begin

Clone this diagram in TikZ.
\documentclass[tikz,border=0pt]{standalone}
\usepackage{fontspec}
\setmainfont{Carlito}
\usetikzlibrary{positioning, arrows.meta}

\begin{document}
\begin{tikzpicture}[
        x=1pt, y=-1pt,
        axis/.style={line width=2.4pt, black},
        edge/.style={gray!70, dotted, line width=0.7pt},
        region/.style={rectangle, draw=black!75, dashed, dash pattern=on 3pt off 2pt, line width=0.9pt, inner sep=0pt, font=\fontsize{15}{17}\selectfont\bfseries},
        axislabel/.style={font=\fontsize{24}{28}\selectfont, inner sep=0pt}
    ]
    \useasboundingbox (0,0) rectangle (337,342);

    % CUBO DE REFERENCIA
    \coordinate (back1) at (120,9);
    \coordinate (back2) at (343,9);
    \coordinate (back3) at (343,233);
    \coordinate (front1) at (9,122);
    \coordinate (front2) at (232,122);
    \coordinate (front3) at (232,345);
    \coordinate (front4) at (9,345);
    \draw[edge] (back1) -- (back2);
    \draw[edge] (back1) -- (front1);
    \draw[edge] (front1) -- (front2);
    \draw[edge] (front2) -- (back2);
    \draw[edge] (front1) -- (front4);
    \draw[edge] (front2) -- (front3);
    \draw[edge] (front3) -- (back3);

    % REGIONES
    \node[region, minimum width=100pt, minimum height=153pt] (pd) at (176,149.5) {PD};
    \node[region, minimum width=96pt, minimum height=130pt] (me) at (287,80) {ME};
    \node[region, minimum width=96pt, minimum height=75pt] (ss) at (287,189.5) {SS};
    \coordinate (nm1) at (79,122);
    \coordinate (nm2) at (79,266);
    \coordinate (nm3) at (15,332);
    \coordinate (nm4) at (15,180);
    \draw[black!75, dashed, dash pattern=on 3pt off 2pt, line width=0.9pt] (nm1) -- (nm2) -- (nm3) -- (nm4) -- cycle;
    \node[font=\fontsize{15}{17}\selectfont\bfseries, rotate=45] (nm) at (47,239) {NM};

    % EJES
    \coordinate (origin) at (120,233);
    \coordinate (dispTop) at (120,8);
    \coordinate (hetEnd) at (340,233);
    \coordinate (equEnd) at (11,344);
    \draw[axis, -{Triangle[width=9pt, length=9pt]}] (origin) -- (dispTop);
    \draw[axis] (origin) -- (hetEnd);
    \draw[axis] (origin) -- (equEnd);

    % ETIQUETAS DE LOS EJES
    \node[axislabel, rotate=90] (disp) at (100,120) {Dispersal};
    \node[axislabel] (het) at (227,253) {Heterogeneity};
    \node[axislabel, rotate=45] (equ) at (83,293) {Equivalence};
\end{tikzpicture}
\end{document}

end

■ **What needs to be done**
Reproduce, please, the lines of the material from its first line down to the line containing "(0,0) rectangle (337,342);", keeping both ends and nothing beyond them.

■ **Answer**
Clone this diagram in TikZ.
\documentclass[tikz,border=0pt]{standalone}
\usepackage{fontspec}
\setmainfont{Carlito}
\usetikzlibrary{positioning, arrows.meta}

\begin{document}
\begin{tikzpicture}[
        x=1pt, y=-1pt,
        axis/.style={line width=2.4pt, black},
        edge/.style={gray!70, dotted, line width=0.7pt},
        region/.style={rectangle, draw=black!75, dashed, dash pattern=on 3pt off 2pt, line width=0.9pt, inner sep=0pt, font=\fontsize{15}{17}\selectfont\bfseries},
        axislabel/.style={font=\fontsize{24}{28}\selectfont, inner sep=0pt}
    ]
    \useasboundingbox (0,0) rectangle (337,342);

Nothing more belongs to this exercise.